STATED PROBLEM → Copy each line of the data below exactly, leaving out pictures.

>> begin DATA BLOCK

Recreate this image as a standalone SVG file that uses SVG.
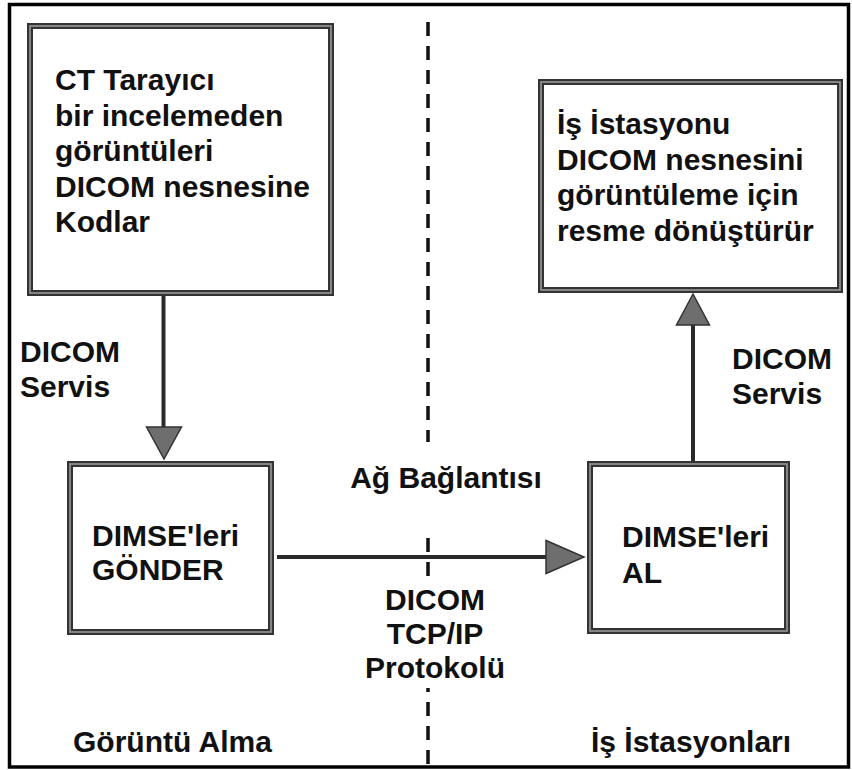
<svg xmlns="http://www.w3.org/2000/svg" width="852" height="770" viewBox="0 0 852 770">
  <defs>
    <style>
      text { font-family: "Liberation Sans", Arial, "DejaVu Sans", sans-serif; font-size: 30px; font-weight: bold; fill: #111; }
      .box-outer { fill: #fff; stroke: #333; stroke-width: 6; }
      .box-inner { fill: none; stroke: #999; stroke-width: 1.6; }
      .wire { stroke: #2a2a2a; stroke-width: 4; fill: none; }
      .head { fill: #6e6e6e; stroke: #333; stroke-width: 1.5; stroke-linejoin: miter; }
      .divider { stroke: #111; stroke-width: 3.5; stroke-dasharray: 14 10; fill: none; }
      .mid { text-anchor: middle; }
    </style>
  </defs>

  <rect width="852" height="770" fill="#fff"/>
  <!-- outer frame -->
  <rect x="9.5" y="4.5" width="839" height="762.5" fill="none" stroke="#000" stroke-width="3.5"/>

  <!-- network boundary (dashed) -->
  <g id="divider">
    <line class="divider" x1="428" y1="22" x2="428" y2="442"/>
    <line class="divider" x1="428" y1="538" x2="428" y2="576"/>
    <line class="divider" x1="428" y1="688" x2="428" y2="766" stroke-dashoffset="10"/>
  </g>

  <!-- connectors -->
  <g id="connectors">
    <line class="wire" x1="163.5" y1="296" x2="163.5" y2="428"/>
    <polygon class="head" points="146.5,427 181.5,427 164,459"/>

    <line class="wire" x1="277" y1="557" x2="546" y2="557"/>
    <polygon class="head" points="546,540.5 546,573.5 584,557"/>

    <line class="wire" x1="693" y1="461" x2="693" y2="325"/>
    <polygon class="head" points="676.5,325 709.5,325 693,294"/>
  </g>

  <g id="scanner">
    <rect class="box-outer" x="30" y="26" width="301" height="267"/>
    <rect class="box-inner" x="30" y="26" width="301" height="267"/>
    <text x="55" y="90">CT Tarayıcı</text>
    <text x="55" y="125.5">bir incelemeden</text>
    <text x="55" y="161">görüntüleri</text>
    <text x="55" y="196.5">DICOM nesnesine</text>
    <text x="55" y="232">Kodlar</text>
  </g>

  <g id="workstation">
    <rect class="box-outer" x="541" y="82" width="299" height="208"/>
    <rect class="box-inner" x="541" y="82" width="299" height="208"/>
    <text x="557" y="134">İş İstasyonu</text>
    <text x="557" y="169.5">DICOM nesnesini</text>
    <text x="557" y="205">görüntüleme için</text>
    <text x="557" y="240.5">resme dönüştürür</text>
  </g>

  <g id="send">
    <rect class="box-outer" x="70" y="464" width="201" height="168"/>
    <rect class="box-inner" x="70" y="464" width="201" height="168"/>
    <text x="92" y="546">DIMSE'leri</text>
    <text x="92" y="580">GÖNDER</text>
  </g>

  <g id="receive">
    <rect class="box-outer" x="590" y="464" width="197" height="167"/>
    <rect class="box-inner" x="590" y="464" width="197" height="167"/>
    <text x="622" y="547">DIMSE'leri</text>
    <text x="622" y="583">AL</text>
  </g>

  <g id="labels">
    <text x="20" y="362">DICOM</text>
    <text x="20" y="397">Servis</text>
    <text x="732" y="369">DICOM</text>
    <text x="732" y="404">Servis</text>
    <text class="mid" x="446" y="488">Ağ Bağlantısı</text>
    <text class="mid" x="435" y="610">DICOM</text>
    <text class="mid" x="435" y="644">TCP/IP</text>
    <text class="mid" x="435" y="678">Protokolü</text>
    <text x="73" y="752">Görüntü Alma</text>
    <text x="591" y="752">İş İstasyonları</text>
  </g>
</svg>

>> end DATA BLOCK

COMPLETE OUTPUT →
Recreate this image as a standalone SVG file that uses SVG.
<svg xmlns="http://www.w3.org/2000/svg" width="852" height="770" viewBox="0 0 852 770">
  <defs>
    <style>
      text { font-family: "Liberation Sans", Arial, "DejaVu Sans", sans-serif; font-size: 30px; font-weight: bold; fill: #111; }
      .box-outer { fill: #fff; stroke: #333; stroke-width: 6; }
      .box-inner { fill: none; stroke: #999; stroke-width: 1.6; }
      .wire { stroke: #2a2a2a; stroke-width: 4; fill: none; }
      .head { fill: #6e6e6e; stroke: #333; stroke-width: 1.5; stroke-linejoin: miter; }
      .divider { stroke: #111; stroke-width: 3.5; stroke-dasharray: 14 10; fill: none; }
      .mid { text-anchor: middle; }
    </style>
  </defs>

  <rect width="852" height="770" fill="#fff"/>
  <!-- outer frame -->
  <rect x="9.5" y="4.5" width="839" height="762.5" fill="none" stroke="#000" stroke-width="3.5"/>

  <!-- network boundary (dashed) -->
  <g id="divider">
    <line class="divider" x1="428" y1="22" x2="428" y2="442"/>
    <line class="divider" x1="428" y1="538" x2="428" y2="576"/>
    <line class="divider" x1="428" y1="688" x2="428" y2="766" stroke-dashoffset="10"/>
  </g>

  <!-- connectors -->
  <g id="connectors">
    <line class="wire" x1="163.5" y1="296" x2="163.5" y2="428"/>
    <polygon class="head" points="146.5,427 181.5,427 164,459"/>

    <line class="wire" x1="277" y1="557" x2="546" y2="557"/>
    <polygon class="head" points="546,540.5 546,573.5 584,557"/>

    <line class="wire" x1="693" y1="461" x2="693" y2="325"/>
    <polygon class="head" points="676.5,325 709.5,325 693,294"/>
  </g>

  <g id="scanner">
    <rect class="box-outer" x="30" y="26" width="301" height="267"/>
    <rect class="box-inner" x="30" y="26" width="301" height="267"/>
    <text x="55" y="90">CT Tarayıcı</text>
    <text x="55" y="125.5">bir incelemeden</text>
    <text x="55" y="161">görüntüleri</text>
    <text x="55" y="196.5">DICOM nesnesine</text>
    <text x="55" y="232">Kodlar</text>
  </g>

  <g id="workstation">
    <rect class="box-outer" x="541" y="82" width="299" height="208"/>
    <rect class="box-inner" x="541" y="82" width="299" height="208"/>
    <text x="557" y="134">İş İstasyonu</text>
    <text x="557" y="169.5">DICOM nesnesini</text>
    <text x="557" y="205">görüntüleme için</text>
    <text x="557" y="240.5">resme dönüştürür</text>
  </g>

  <g id="send">
    <rect class="box-outer" x="70" y="464" width="201" height="168"/>
    <rect class="box-inner" x="70" y="464" width="201" height="168"/>
    <text x="92" y="546">DIMSE'leri</text>
    <text x="92" y="580">GÖNDER</text>
  </g>

  <g id="receive">
    <rect class="box-outer" x="590" y="464" width="197" height="167"/>
    <rect class="box-inner" x="590" y="464" width="197" height="167"/>
    <text x="622" y="547">DIMSE'leri</text>
    <text x="622" y="583">AL</text>
  </g>

  <g id="labels">
    <text x="20" y="362">DICOM</text>
    <text x="20" y="397">Servis</text>
    <text x="732" y="369">DICOM</text>
    <text x="732" y="404">Servis</text>
    <text class="mid" x="446" y="488">Ağ Bağlantısı</text>
    <text class="mid" x="435" y="610">DICOM</text>
    <text class="mid" x="435" y="644">TCP/IP</text>
    <text class="mid" x="435" y="678">Protokolü</text>
    <text x="73" y="752">Görüntü Alma</text>
    <text x="591" y="752">İş İstasyonları</text>
  </g>
</svg>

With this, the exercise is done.